:: Brief ::
Leave out the pictures and copy each record below exactly.

· · · ·

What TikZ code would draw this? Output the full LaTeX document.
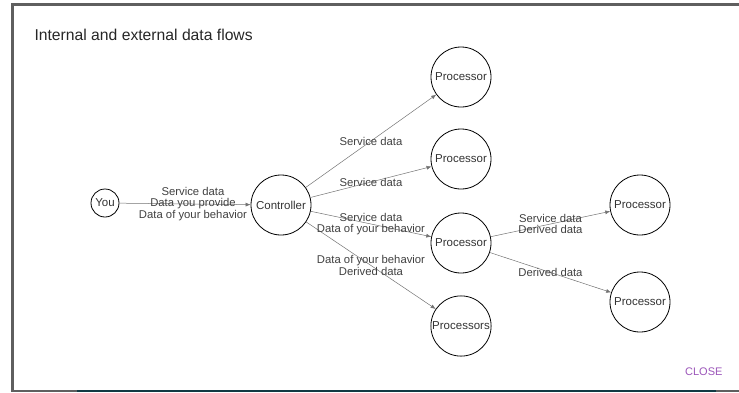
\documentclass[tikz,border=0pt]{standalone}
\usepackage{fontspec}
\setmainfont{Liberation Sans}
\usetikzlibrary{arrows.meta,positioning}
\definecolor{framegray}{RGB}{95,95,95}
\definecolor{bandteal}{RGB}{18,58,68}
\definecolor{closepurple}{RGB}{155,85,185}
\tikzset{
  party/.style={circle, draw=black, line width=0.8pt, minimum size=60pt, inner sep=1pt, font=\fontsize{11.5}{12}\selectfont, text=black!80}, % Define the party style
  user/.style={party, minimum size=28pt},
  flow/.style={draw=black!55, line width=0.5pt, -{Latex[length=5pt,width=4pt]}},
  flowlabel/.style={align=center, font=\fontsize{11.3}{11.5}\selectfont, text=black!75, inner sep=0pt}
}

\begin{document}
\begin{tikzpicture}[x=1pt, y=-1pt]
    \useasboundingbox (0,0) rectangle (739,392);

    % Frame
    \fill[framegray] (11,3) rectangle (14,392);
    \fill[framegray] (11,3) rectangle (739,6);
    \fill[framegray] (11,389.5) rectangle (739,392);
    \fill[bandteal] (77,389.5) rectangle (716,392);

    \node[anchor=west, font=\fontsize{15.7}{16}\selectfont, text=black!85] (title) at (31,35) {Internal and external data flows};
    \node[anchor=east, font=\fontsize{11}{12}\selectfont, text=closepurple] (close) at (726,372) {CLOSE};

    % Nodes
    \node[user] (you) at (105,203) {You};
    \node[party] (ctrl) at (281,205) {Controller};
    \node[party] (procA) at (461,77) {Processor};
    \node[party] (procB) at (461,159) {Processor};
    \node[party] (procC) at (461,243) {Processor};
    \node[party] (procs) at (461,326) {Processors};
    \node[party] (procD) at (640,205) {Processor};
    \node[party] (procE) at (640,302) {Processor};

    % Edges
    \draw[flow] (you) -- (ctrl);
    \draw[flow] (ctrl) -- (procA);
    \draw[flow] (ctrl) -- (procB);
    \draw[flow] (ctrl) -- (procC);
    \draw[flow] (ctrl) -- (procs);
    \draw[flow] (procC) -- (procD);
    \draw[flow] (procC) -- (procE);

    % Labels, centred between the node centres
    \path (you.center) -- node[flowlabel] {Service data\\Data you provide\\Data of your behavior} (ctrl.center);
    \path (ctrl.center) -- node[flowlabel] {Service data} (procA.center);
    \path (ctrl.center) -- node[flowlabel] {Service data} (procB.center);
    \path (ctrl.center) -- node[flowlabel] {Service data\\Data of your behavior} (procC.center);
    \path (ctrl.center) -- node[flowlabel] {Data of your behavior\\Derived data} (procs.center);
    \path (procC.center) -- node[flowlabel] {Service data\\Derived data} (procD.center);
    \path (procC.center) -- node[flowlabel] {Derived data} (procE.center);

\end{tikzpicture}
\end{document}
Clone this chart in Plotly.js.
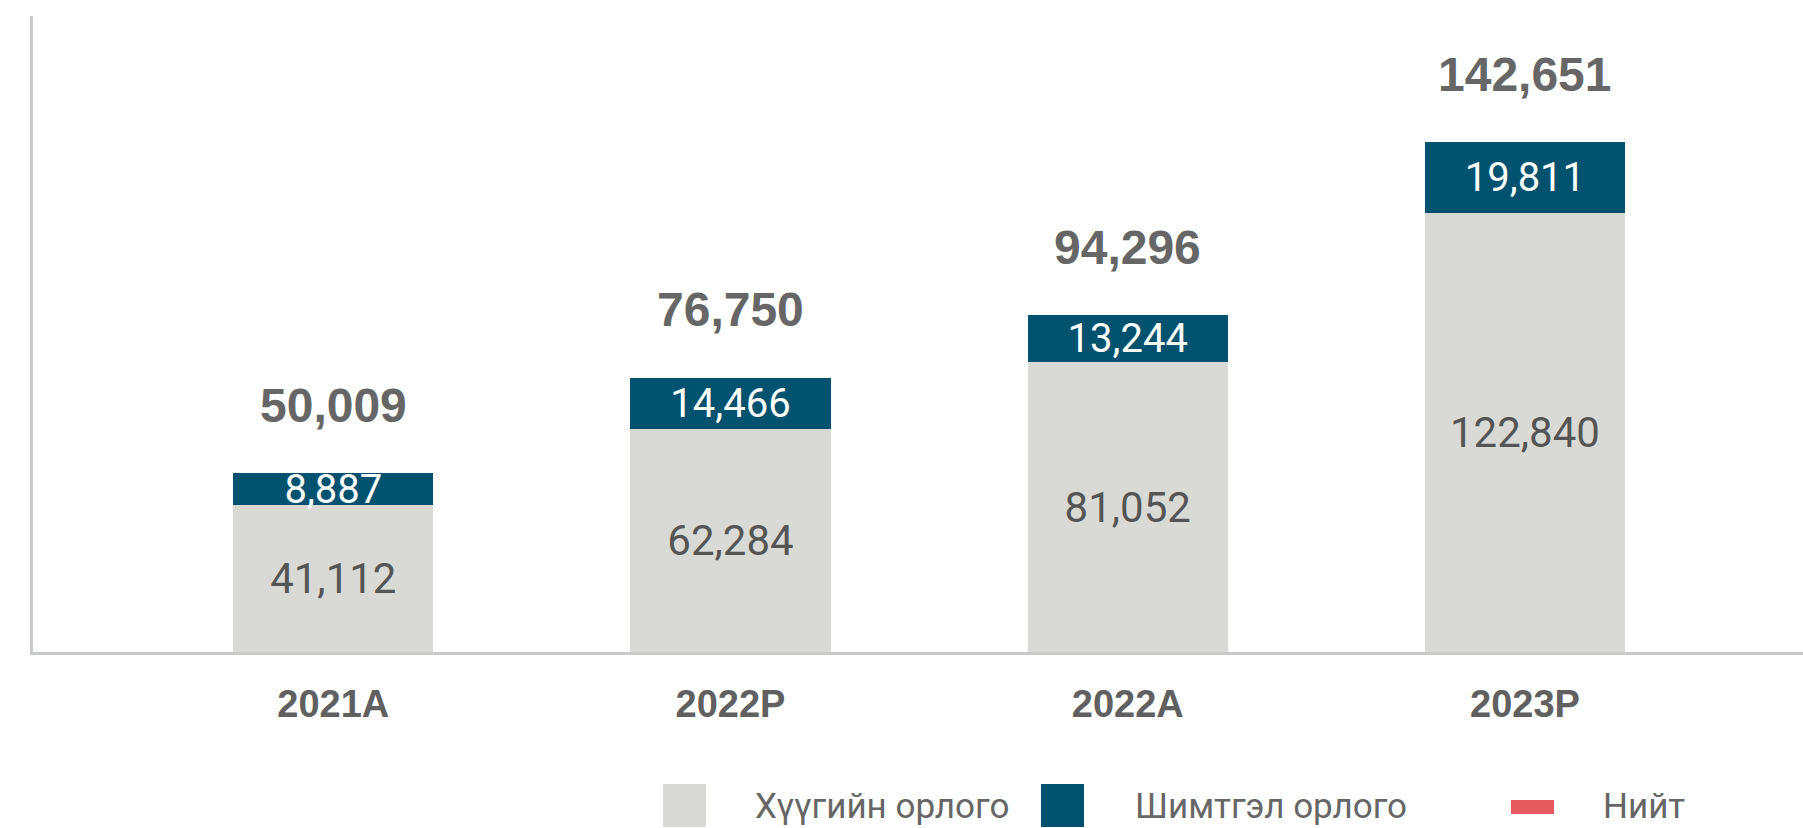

· · · ·

:: Result of this task ::
What TikZ code would draw this? Output the full LaTeX document.
\documentclass[tikz,border=0pt]{standalone}
\usepackage{fontspec}
\setmainfont{Liberation Sans}
\usetikzlibrary{arrows.meta,positioning}
\definecolor{framegray}{RGB}{95,95,95}
\definecolor{bandteal}{RGB}{18,58,68}
\definecolor{closepurple}{RGB}{155,85,185}
\tikzset{
  party/.style={circle, draw=black, line width=0.8pt, minimum size=60pt, inner sep=1pt, font=\fontsize{11.5}{12}\selectfont, text=black!80}, % Define the party style
  user/.style={party, minimum size=28pt},
  flow/.style={draw=black!55, line width=0.5pt, -{Latex[length=5pt,width=4pt]}},
  flowlabel/.style={align=center, font=\fontsize{11.3}{11.5}\selectfont, text=black!75, inner sep=0pt}
}

\begin{document}
\begin{tikzpicture}[x=1pt, y=-1pt]
    \useasboundingbox (0,0) rectangle (739,392);

    % Frame
    \fill[framegray] (11,3) rectangle (14,392);
    \fill[framegray] (11,3) rectangle (739,6);
    \fill[framegray] (11,389.5) rectangle (739,392);
    \fill[bandteal] (77,389.5) rectangle (716,392);

    \node[anchor=west, font=\fontsize{15.7}{16}\selectfont, text=black!85] (title) at (31,35) {Internal and external data flows};
    \node[anchor=east, font=\fontsize{11}{12}\selectfont, text=closepurple] (close) at (726,372) {CLOSE};

    % Nodes
    \node[user] (you) at (105,203) {You};
    \node[party] (ctrl) at (281,205) {Controller};
    \node[party] (procA) at (461,77) {Processor};
    \node[party] (procB) at (461,159) {Processor};
    \node[party] (procC) at (461,243) {Processor};
    \node[party] (procs) at (461,326) {Processors};
    \node[party] (procD) at (640,205) {Processor};
    \node[party] (procE) at (640,302) {Processor};

    % Edges
    \draw[flow] (you) -- (ctrl);
    \draw[flow] (ctrl) -- (procA);
    \draw[flow] (ctrl) -- (procB);
    \draw[flow] (ctrl) -- (procC);
    \draw[flow] (ctrl) -- (procs);
    \draw[flow] (procC) -- (procD);
    \draw[flow] (procC) -- (procE);

    % Labels, centred between the node centres
    \path (you.center) -- node[flowlabel] {Service data\\Data you provide\\Data of your behavior} (ctrl.center);
    \path (ctrl.center) -- node[flowlabel] {Service data} (procA.center);
    \path (ctrl.center) -- node[flowlabel] {Service data} (procB.center);
    \path (ctrl.center) -- node[flowlabel] {Service data\\Data of your behavior} (procC.center);
    \path (ctrl.center) -- node[flowlabel] {Data of your behavior\\Derived data} (procs.center);
    \path (procC.center) -- node[flowlabel] {Service data\\Derived data} (procD.center);
    \path (procC.center) -- node[flowlabel] {Derived data} (procE.center);

\end{tikzpicture}
\end{document}
Clone this chart in Plotly.js.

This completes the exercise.